К культу еды отец приобщил меня в Елисеевском гастрономе 1963 года. На прилавке лежали осетрина, балыки, икра в окорятах, но запомнилась исполинская семга – косая сажень в плечах. “Из рек, – подчеркивал отец, – впадающих в Белое море. Смотри и запоминай: когда вырастешь, всё это уже съедят”. Он был прав и не прав, потому что семга в конце концов вернулась – пусть не такая, но всё-таки.
В Америке мы с отцом крупно разошлись во вкусах: он голосовал за республиканцев. Но даже младший Буш не мешал мне беспрекословно слушаться отца в застолье. Я бы сказал, что он обладал особым даром, который можно сравнить с абсолютным слухом у музыкантов. Понимая, что с чем и за чем идет, отец никогда не ел пряную кильку перед нежной лососиной, холодец без копыта, фасолевый суп без сырого лука или котлеты без цимеса.
Мне повезло. Подражая и впитывая, я перенял у него мириады мелочей, отличающих правильную кухню от какой придется. Дожив до седины, накормив армию гостей и проведя треть века у плиты, да и сам написав кулинарные книжки, я, пока мог, всегда консультировался с отцом о всякой подробности традиционного блюда. Он был высшим арбитром вкуса, ибо верил, более того – знал, что хороший обед делает любую страну сносной, историю – выносимой, семью – настоящей и всех – симпатичными.

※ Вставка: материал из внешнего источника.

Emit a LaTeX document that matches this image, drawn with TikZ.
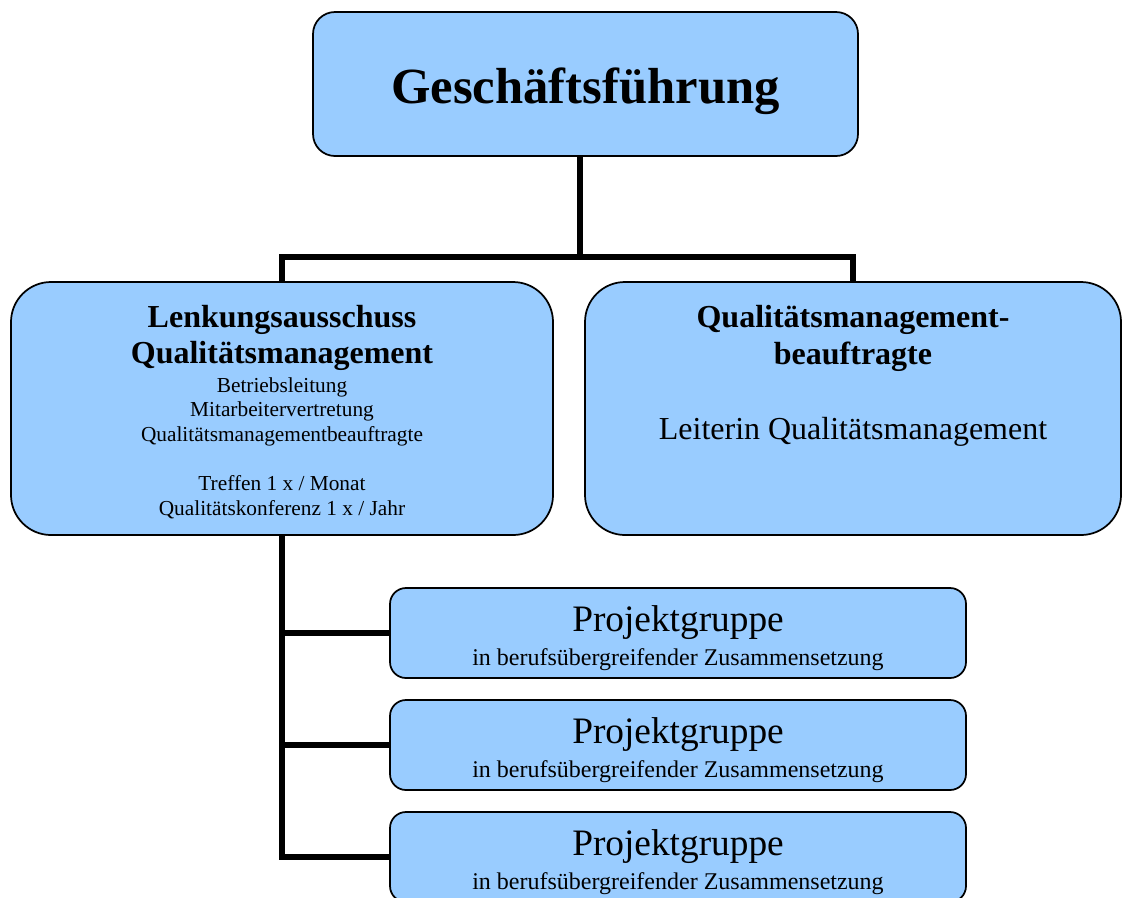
\documentclass[tikz,border=0pt]{standalone}
\usepackage{fontspec}
\setmainfont{Liberation Serif}
\definecolor{qmblue}{HTML}{99CCFF}
\tikzset{
  orgbox/.style={draw=black, line width=1.3pt, fill=qmblue, inner sep=0pt, align=center},
  orgline/.style={line width=4.3pt}
}
\newcommand{\bigbold}{\fontsize{24}{26}\selectfont\bfseries}
\newcommand{\smalltext}{\fontsize{16}{18.5}\selectfont}
\begin{document}
\begin{tikzpicture}[x=0.75pt, y=-0.75pt]
\useasboundingbox (0,0) rectangle (1123,897);
\clip (0,0) rectangle (1123,897);

\node[orgbox, minimum width=408.75pt, minimum height=108pt, rounded corners=16.5pt,
font=\fontsize{38}{40}\selectfont\bfseries, text height=37pt, text depth=8pt]
(gf) at (585.5,84) {Geschäftsführung};

\node[orgbox, minimum width=406.5pt, minimum height=189.75pt, rounded corners=30pt,
font=\smalltext] (lenkung) at (282,408.5) {
\rule{0pt}{22pt}{\bigbold Lenkungsausschuss}\\[3.75pt]
{\bigbold Qualitätsmanagement}\\[3pt]
Betriebsleitung\\
Mitarbeitervertretung\\
Qualitätsmanagementbeauftragte\\[18.25pt]
Treffen 1 x / Monat\\
Qualitätskonferenz 1 x / Jahr
};

\node[orgbox, minimum width=402pt, minimum height=189.75pt, rounded corners=30pt]
(qmb) at (853,408.5) {};
\node[align=center, anchor=north, inner sep=0pt, font=\fontsize{24}{26}\selectfont]
(qmbtext) at (853,305) {
{\bfseries Qualitätsmanagement-}\\[1.5pt]
{\bfseries beauftragte}\\[30.75pt]
Leiterin Qualitätsmanagement
};

\foreach \i/\y in {1/633, 2/745, 3/857} {
\node[orgbox, minimum width=432pt, minimum height=67.5pt, rounded corners=12pt,
font=\fontsize{18}{25.25}\selectfont] (pg\i) at (678,\y) {
\rule{0pt}{27.5pt}{\fontsize{28}{30}\selectfont Projektgruppe}\\
in berufsübergreifender Zusammensetzung
};
}

% Verbindungen
\coordinate (split) at (580,257);
\draw[orgline] (split |- gf.south) -- (split);
\draw[orgline] (lenkung.north) |- (split) -| (qmb.north);
\draw[orgline] (lenkung.south) |- (pg3.west);
\draw[orgline] (lenkung.south |- pg1.west) -- (pg1.west);
\draw[orgline] (lenkung.south |- pg2.west) -- (pg2.west);
\end{tikzpicture}
\end{document}
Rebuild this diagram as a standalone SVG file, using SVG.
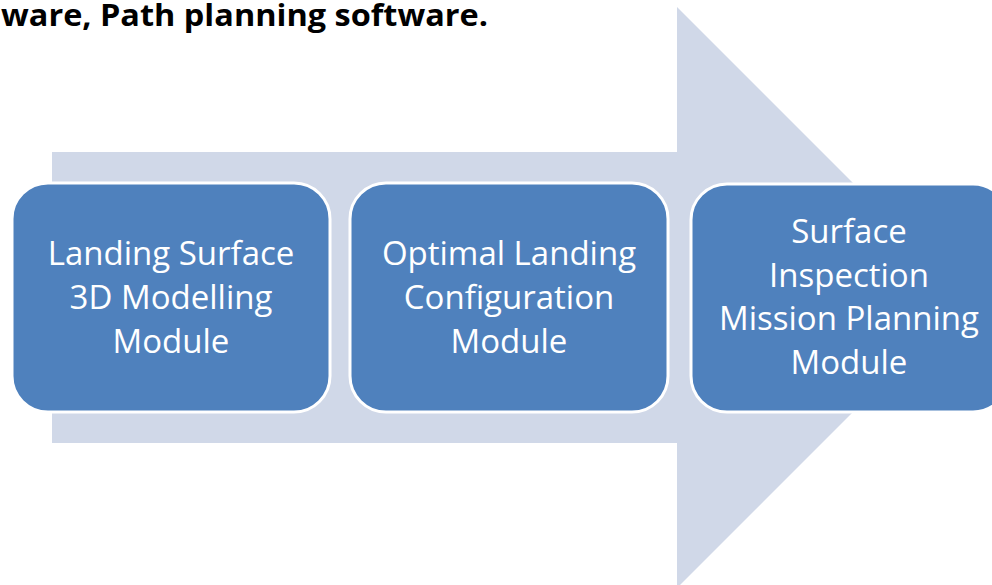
<svg xmlns="http://www.w3.org/2000/svg" width="992" height="585" viewBox="0 0 992 585">
  <style>
    .title { font-family: "Open Sans", "Liberation Sans", sans-serif; font-weight: bold; font-size: 31px; fill: #000000; }
    .box { fill: #4F81BD; stroke: #FFFFFF; stroke-width: 3; }
    .label { font-family: "Open Sans", "Liberation Sans", sans-serif; font-size: 33px; fill: #FFFFFF; text-anchor: middle; }
  </style>
  <rect width="992" height="585" fill="#FFFFFF"/>
  <text class="title" x="1" y="26" textLength="487" lengthAdjust="spacingAndGlyphs">ware, Path planning software.</text>

  <!-- background process arrow -->
  <g id="connectors">
    <path d="M52,152 H677 V7 L967.5,297.5 L677,588 V443 H52 Z" fill="#D0D8E8"/>
  </g>

  <g id="node1">
    <rect class="box" x="12" y="183" width="318" height="229" rx="36" ry="36"/>
    <text class="label" x="171" y="265">Landing Surface</text>
    <text class="label" x="171" y="309">3D Modelling</text>
    <text class="label" x="171" y="353">Module</text>
  </g>

  <g id="node2">
    <rect class="box" x="350" y="183" width="318" height="229" rx="36" ry="36"/>
    <text class="label" x="509" y="265">Optimal Landing</text>
    <text class="label" x="509" y="309">Configuration</text>
    <text class="label" x="509" y="353">Module</text>
  </g>

  <g id="node3">
    <rect class="box" x="691" y="184" width="318" height="228" rx="36" ry="36"/>
    <text class="label" x="849" y="243">Surface</text>
    <text class="label" x="849" y="287">Inspection</text>
    <text class="label" x="849" y="330">Mission Planning</text>
    <text class="label" x="849" y="374">Module</text>
  </g>
</svg>
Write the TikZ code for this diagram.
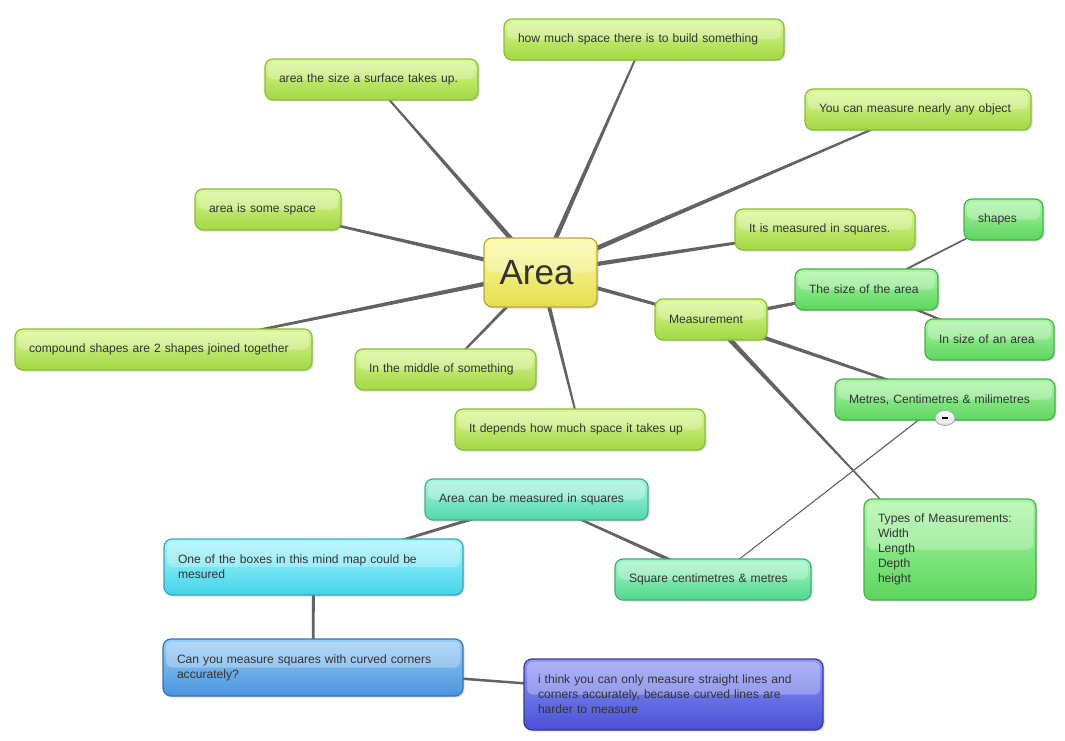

Тот, кто не умеет есть, не сможет и готовить. Тут не помогут никакие рецепты, ибо в них не говорится того, что само собой разумеется. Я видел обложившуюся вырезками хозяйку, которая готовила по цвету: желтое – с желтым, красное – с красным, безумное – с отвратительным. Я знал гастронома, который от оригинальности подавал квашеную капусту с сердцами пальм и артишоков. Я сидел за столом, где лисички были с песком, уха – без лаврушки и водку запивали киселем. Боюсь, что вкусу, как скрипке, надо учить с детства. Бывает, конечно, и поздняя любовь, но как у Ойстраха – не получится.
Зеленый день календаря
В День святого Патрика все ньюйоркцы независимо от пола, возраста и происхождения обязательно надевают что-нибудь зеленое. Что касается меня, то я даже завтракаю зеленым бубликом.
Думаю, этим всё сказано: я всегда любил ирландцев – за Джеймса Джойса и Сэмюэля Беккета, за Джонатана Свифта и Бернарда Шоу, за Оскара Уайльда и Джорджа Беста. (Боюсь, что последнее имя – прославленный в пору моего детства футболист – мало что говорит читателям другого поколения.)